I just got back yesterday from a very stimulating and enjoyable Pacific APA meeting in Vancouver (what a great city, by the way). I’ve been trying to catch up a bit with work so I haven’t had much time to blog. Let me just paste here a report from the ACPA Vice President, Jeeloo Liu, of her impressions from the meeting, but also of her call for topics to organize papers around for next years Pacific APA. You can, of course, send them directly to Prof. Liu, or send them to me, or suggest them in the comments section of this post.
ACPA Newsletter April 12, 2009
I just returned from the APA Pacific Division meeting held in Vancouver and wish to give you a report and my reflection as it relates to the future direction of the ACPA. I arrived mid-day of Friday, so could only report on the second of our ACPA sessions (the first session is the Dao annual best essay award to Erin Cline).

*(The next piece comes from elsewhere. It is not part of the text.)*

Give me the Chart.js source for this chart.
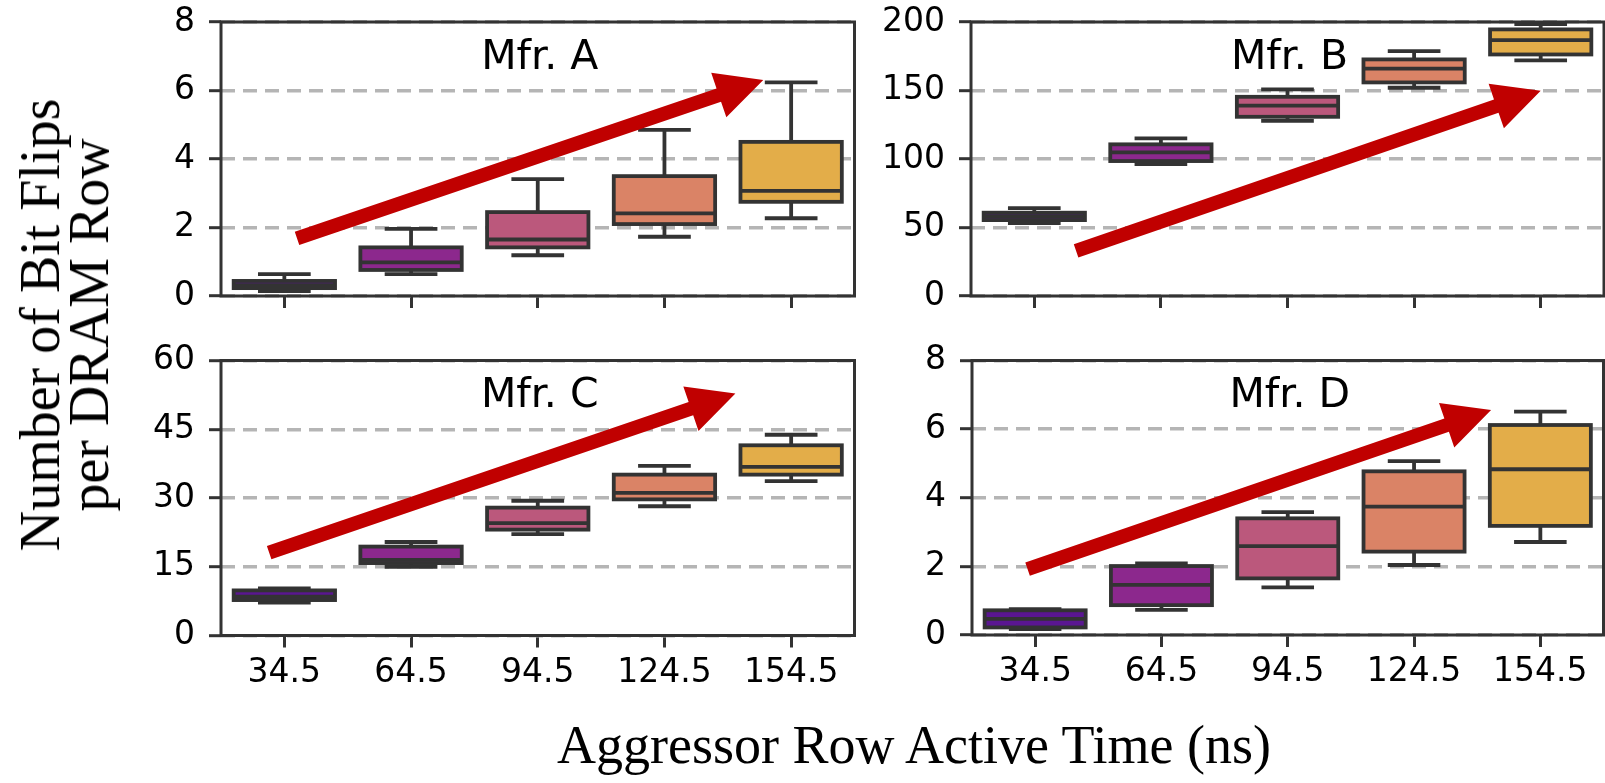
<!DOCTYPE html>
<html>
<head>
<meta charset="utf-8">
<script src="https://cdn.jsdelivr.net/npm/chart.js@4.4.0/dist/chart.umd.min.js"></script>
<style>
  html, body { margin: 0; padding: 0; background: #fff; overflow: hidden; width: 1605px; height: 783px; }
  canvas { position: absolute; }
  .serif { position: absolute; font-family: 'Liberation Serif', 'Times New Roman', serif; color: #000; white-space: nowrap; }
  #ytitle { left: 65px; top: 325px; font-size: 56px; line-height: 49px; text-align: center;
            transform: translate(-50%, -50%) rotate(-90deg); }
  #xtitle { left: 914px; top: 718px; font-size: 54px; line-height: 54px; transform: translateX(-50%); }
</style>
</head>
<body>
<canvas id="cA"></canvas>
<canvas id="cB"></canvas>
<canvas id="cC"></canvas>
<canvas id="cD"></canvas>
<div id="ytitle" class="serif">Number of Bit Flips<br>per DRAM Row</div>
<div id="xtitle" class="serif">Aggressor Row Active Time (ns)</div>
<script>
// ---------------- data ----------------
const categories = ['34.5', '64.5', '94.5', '124.5', '154.5'];

// Mfr. A
const aWhiskerLow  = [0.14, 0.64, 1.19, 1.73, 2.27];
const aQ1          = [0.23, 0.76, 1.42, 2.10, 2.75];
const aMedian      = [0.32, 0.98, 1.65, 2.41, 3.07];
const aQ3          = [0.44, 1.42, 2.45, 3.50, 4.50];
const aWhiskerHigh = [0.64, 1.96, 3.41, 4.85, 6.24];

// Mfr. B
const bWhiskerLow  = [53.3, 96.3, 127.9, 152.0, 172.0];
const bQ1          = [55.4, 98.5, 130.8, 155.9, 176.3];
const bMedian      = [58.1, 104.8, 138.9, 165.9, 186.8];
const bQ3          = [60.8, 110.7, 145.4, 172.7, 194.6];
const bWhiskerHigh = [64.2, 115.1, 150.8, 178.8, 198.4];

// Mfr. C
const cWhiskerLow  = [7.2, 15.0, 22.1, 28.2, 33.7];
const cQ1          = [7.73, 15.8, 23.1, 29.7, 35.1];
const cMedian      = [8.5, 16.5, 24.5, 31.1, 36.8];
const cQ3          = [9.84, 19.4, 27.9, 35.1, 41.5];
const cWhiskerHigh = [10.3, 20.4, 29.4, 37.0, 43.8];

// Mfr. D
const dWhiskerLow  = [0.17, 0.73, 1.39, 2.04, 2.71];
const dQ1          = [0.22, 0.87, 1.65, 2.43, 3.18];
const dMedian      = [0.47, 1.46, 2.59, 3.74, 4.83];
const dQ3          = [0.72, 2.01, 3.40, 4.77, 6.12];
const dWhiskerHigh = [0.75, 2.09, 3.58, 5.07, 6.51];

// y-axis ranges / ticks
const yMaxA = 8,   yStepA = 2;
const yMaxB = 200, yStepB = 50;
const yMaxC = 60,  yStepC = 15;
const yMaxD = 8,   yStepD = 2;

// trend arrows: [category index, value] for tail and tip
const arrowA = [[0.10, 1.68], [3.78, 6.31]];
const arrowB = [[0.33, 33.0], [4.00, 149.8]];
const arrowC = [[-0.12, 18.1], [3.56, 52.8]];
const arrowD = [[-0.06, 1.92], [3.61, 6.56]];

const titles = ['Mfr. A', 'Mfr. B', 'Mfr. C', 'Mfr. D'];

// ---------------- styles ----------------
const boxColors = ['#5a1691', '#8c288d', '#bb587c', '#da8366', '#e3ad49'];
const edgeColor = '#333333';
const arrowColor = '#c00000';
const gridColor = '#b5b5b5';
const boxLine = 3.8;
const frameLine = 3;

// ---------------- plugin ----------------
const boxPlugin = {
  id: 'boxplot',
  beforeDatasetsDraw(chart, args, o) {
    const ctx = chart.ctx, y = chart.scales.y;
    const meta = chart.getDatasetMeta(0);
    ctx.save();
    ctx.strokeStyle = edgeColor; ctx.lineWidth = boxLine; ctx.lineCap = 'butt';
    meta.data.forEach((el, i) => {
      const x = el.x, cw = el.width * 0.52;
      const yq1 = y.getPixelForValue(o.q1[i]), yq3 = y.getPixelForValue(o.q3[i]);
      const ylo = y.getPixelForValue(o.lo[i]), yhi = y.getPixelForValue(o.hi[i]);
      ctx.beginPath();
      ctx.moveTo(x, yq3); ctx.lineTo(x, yhi);
      ctx.moveTo(x, yq1); ctx.lineTo(x, ylo);
      ctx.moveTo(x - cw / 2, yhi); ctx.lineTo(x + cw / 2, yhi);
      ctx.moveTo(x - cw / 2, ylo); ctx.lineTo(x + cw / 2, ylo);
      ctx.stroke();
    });
    ctx.restore();
  },
  afterDatasetsDraw(chart, args, o) {
    const ctx = chart.ctx, xs = chart.scales.x, y = chart.scales.y, ca = chart.chartArea;
    const meta = chart.getDatasetMeta(0);
    ctx.save();
    ctx.strokeStyle = edgeColor; ctx.lineWidth = boxLine;
    meta.data.forEach((el, i) => {
      const w = el.width, x0 = el.x - w / 2;
      const yq1 = y.getPixelForValue(o.q1[i]), yq3 = y.getPixelForValue(o.q3[i]);
      const ym = y.getPixelForValue(o.med[i]);
      ctx.strokeRect(x0, yq3, w, yq1 - yq3);
      ctx.beginPath(); ctx.moveTo(x0, ym); ctx.lineTo(x0 + w, ym); ctx.stroke();
    });
    // arrow
    const tx = xs.getPixelForValue(o.arrow[0][0]), ty = y.getPixelForValue(o.arrow[0][1]);
    const hx = xs.getPixelForValue(o.arrow[1][0]), hy = y.getPixelForValue(o.arrow[1][1]);
    const dx = hx - tx, dy = hy - ty, L = Math.hypot(dx, dy);
    const ux = dx / L, uy = dy / L, px = -uy, py = ux;
    const sw = 7, hw = 23.5, hl = 47;
    const bx = hx - ux * hl, by = hy - uy * hl;
    ctx.fillStyle = arrowColor;
    ctx.beginPath();
    ctx.moveTo(tx + px * sw, ty + py * sw);
    ctx.lineTo(bx + px * sw, by + py * sw);
    ctx.lineTo(bx + px * hw, by + py * hw);
    ctx.lineTo(hx, hy);
    ctx.lineTo(bx - px * hw, by - py * hw);
    ctx.lineTo(bx - px * sw, by - py * sw);
    ctx.lineTo(tx - px * sw, ty - py * sw);
    ctx.closePath();
    ctx.fill();
    // frame
    ctx.strokeStyle = edgeColor; ctx.lineWidth = frameLine;
    ctx.strokeRect(ca.left, ca.top, ca.right - ca.left, ca.bottom - ca.top);
    // panel title
    ctx.fillStyle = '#000';
    ctx.font = '41px "DejaVu Sans"';
    ctx.textAlign = 'center'; ctx.textBaseline = 'alphabetic';
    ctx.fillText(o.title, (ca.left + ca.right) / 2 + 2, ca.top + 46.5);
    ctx.restore();
  }
};

// ---------------- charts ----------------
function makeChart(id, g, s) {
  const cv = document.getElementById(id);
  cv.width = g.cw; cv.height = g.ch;
  cv.style.left = g.cx + 'px'; cv.style.top = g.cy + 'px';
  cv.style.width = g.cw + 'px'; cv.style.height = g.ch + 'px';
  const tickFont = { family: 'DejaVu Sans', size: 33 };
  return new Chart(cv.getContext('2d'), {
    type: 'bar',
    data: {
      labels: categories,
      datasets: [{
        data: s.q1.map((v, i) => [v, s.q3[i]]),
        backgroundColor: boxColors,
        borderWidth: 0,
        barPercentage: 0.8,
        categoryPercentage: 1.0
      }]
    },
    options: {
      responsive: false,
      animation: false,
      devicePixelRatio: 1,
      layout: { padding: { top: g.top - g.cy, right: g.cx + g.cw - g.right, left: 0, bottom: 0 } },
      plugins: {
        legend: { display: false },
        tooltip: { enabled: false },
        boxplot: s
      },
      scales: {
        x: {
          type: 'category',
          offset: true,
          grid: { offset: false, drawOnChartArea: false, drawTicks: true, tickLength: 12,
                  tickWidth: 3, tickColor: edgeColor, color: edgeColor },
          border: { display: false },
          ticks: { display: s.showX, color: '#000', font: tickFont, padding: 6,
                   maxRotation: 0, autoSkip: false },
          afterFit: (sc) => { sc.height = g.cy + g.ch - g.bottom; sc.paddingLeft = 0; sc.paddingRight = 0; }
        },
        y: {
          min: 0, max: s.yMax,
          ticks: { stepSize: s.yStep, color: '#000', font: tickFont, padding: 14 },
          grid: { color: gridColor, lineWidth: 3.4, drawTicks: true, tickLength: 12, tickWidth: 3,
                  tickColor: edgeColor, tickBorderDash: [] },
          border: { display: false, dash: [14, 8] },
          afterFit: (sc) => { sc.width = g.left - g.cx; sc.paddingTop = 0; sc.paddingBottom = 0; }
        }
      }
    },
    plugins: [boxPlugin]
  });
}

makeChart('cA', { cx: 110, cy: 0, cw: 760, ch: 330, left: 221, top: 22, right: 854.5, bottom: 296 },
  { q1: aQ1, q3: aQ3, med: aMedian, lo: aWhiskerLow, hi: aWhiskerHigh, yMax: yMaxA, yStep: yStepA,
    arrow: arrowA, title: titles[0], showX: false });
makeChart('cB', { cx: 870, cy: 0, cw: 735, ch: 330, left: 971, top: 22, right: 1604, bottom: 296 },
  { q1: bQ1, q3: bQ3, med: bMedian, lo: bWhiskerLow, hi: bWhiskerHigh, yMax: yMaxB, yStep: yStepB,
    arrow: arrowB, title: titles[1], showX: false });
makeChart('cC', { cx: 110, cy: 330, cw: 760, ch: 453, left: 221, top: 360.5, right: 854.5, bottom: 635.5 },
  { q1: cQ1, q3: cQ3, med: cMedian, lo: cWhiskerLow, hi: cWhiskerHigh, yMax: yMaxC, yStep: yStepC,
    arrow: arrowC, title: titles[2], showX: true });
makeChart('cD', { cx: 870, cy: 330, cw: 735, ch: 453, left: 972, top: 360.5, right: 1603.5, bottom: 635 },
  { q1: dQ1, q3: dQ3, med: dMedian, lo: dWhiskerLow, hi: dWhiskerHigh, yMax: yMaxD, yStep: yStepD,
    arrow: arrowD, title: titles[3], showX: true });
</script>
</body>
</html>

This second session was chaired by Professor Chung-ying Cheng, with three speakers: Yiu-ming Fung from Hong Kong University of Science & Technology, Manyul Im of Fairfield University and Sin-Yee Chan of the University of Vermont. Fung’s paper employs two notions in contemporary Western metaphysics, ‘realization’ and ‘supervenience’, to reconstruct Wang Yangming’s metaphysics into a coherent view. Manyul Im’s paper aims to give a consequentialist reading to Mencius’ moral theory. Sin Yee Chan’s paper compares and analyzes Mozi’s, Laozi’s and Xunzi’s views on human desire, with an effort to delineate an intellectual thread in the development of their ideas. All three papers were innovative and seriously composed, and they challenge us to read these philosophers in a different light. The three commentators, Yujian Zheng of Lingnan University, Dan Robins of Richard Stockton College of New Jersey, and Hagop Sarkissian of City University of New York – Baruch College, have also done an excellent job in raising interesting questions for further discussion. I should congratulate the session organizer, Tongdong Bai, for finding such high-quality commentators. The session was well attended (with about 15 people in the audience) and there were many questions from the floor. Professor Cheng kept good control of time for each talk and discussion, so that we were able to finish the session by 10 pm. Even though it was late in the evening, many people stayed in the room to continue the discussion. A number of us went out to have a late dinner at a nearby Chinese restaurant until close to mid-night.
Another major event I wish to report on is the exciting mini-conference on Neo-Confucian moral psychology from a comparative approach. This is the first time the APA has a mini-conference on Chinese philosophy, and we should thank Eric Schwitzgebel (on the APA program committee) for accepting the initial proposal into the main program. Justine Tiwald, along with the planning committee (Philip J. Ivanhoe, Stephen Angle, Yong Huang, Eric Schwitzgebel, Pauline Lee), is instrumental in making this event possible. With their careful planning, the inception of the theme for this conference, the invitation of speakers and guest commentators, as well as the final execution of program on site, the mini-conference was an absolute success in every way. The main focus of the mini-conference is the comparative study of Neo-Confucian moral psychology. By leading off dialogues on such topics as moral perception, moral education, authenticity, anger, moral intuition, self-love and altruism, the speakers jointly open up many new directions for further comparative study on Neo-Confucianism. The commentators, with or without background in Neo-Confucianism, are experts on Western ethics and moral psychology. There were many issues that were highly connected; hence, the discussion was intense and focused. It is simply a wonderful experience to see so many people coming together to discuss Chinese philosophy. All sessions were well attended — even the last session Sunday morning drew about 30-40 people in attendance. Everyone I talked to remarked several times about how wonderful this mini-conference was.
If you wish to take a look at the abstracts/drafts of these presented papers, you can go visit the site: http://apa-pacific.org/minis/ncmp/papers.html (Please bear in mind that the papers are work-in-progress and should not be cited in any way without the author’s permission.)
Now the real issue. Both Tongdong Bai and I were greatly inspired by the quality of the mini-conference, and we would like to work with our close associates in the future to have group sessions similar to the format of this mini-conference. We have discussed this idea with Prof. Cheng from the ISCP as well as with Steve Angle and Justin Tiwald from ISCWP, and they all agreed that this focused format is something we should work together to promote. I think the APA Pacific Division meeting is the best occasion for our focused group session, because most people are not there for job interviews and the Pacific meeting is usually more well-attended by those scholars from the other side of the Pacific. We are going to try to come up with interesting topics before we send out our CFP for the Pacific meeting, and we invite you to suggest new topics that you think will have a wide appeal.
April 13, 2009
Vice President/Treasurer of the Association of Chinese Philosophers in North America
Department of Philosophy
California State University, Fullerton
Fullerton, CA 92834
Thanks for posting this, Manyul. It was great to see so many people at the mini-conference, including a good number of Manyul’s readers. Hope we can do something like that again soon.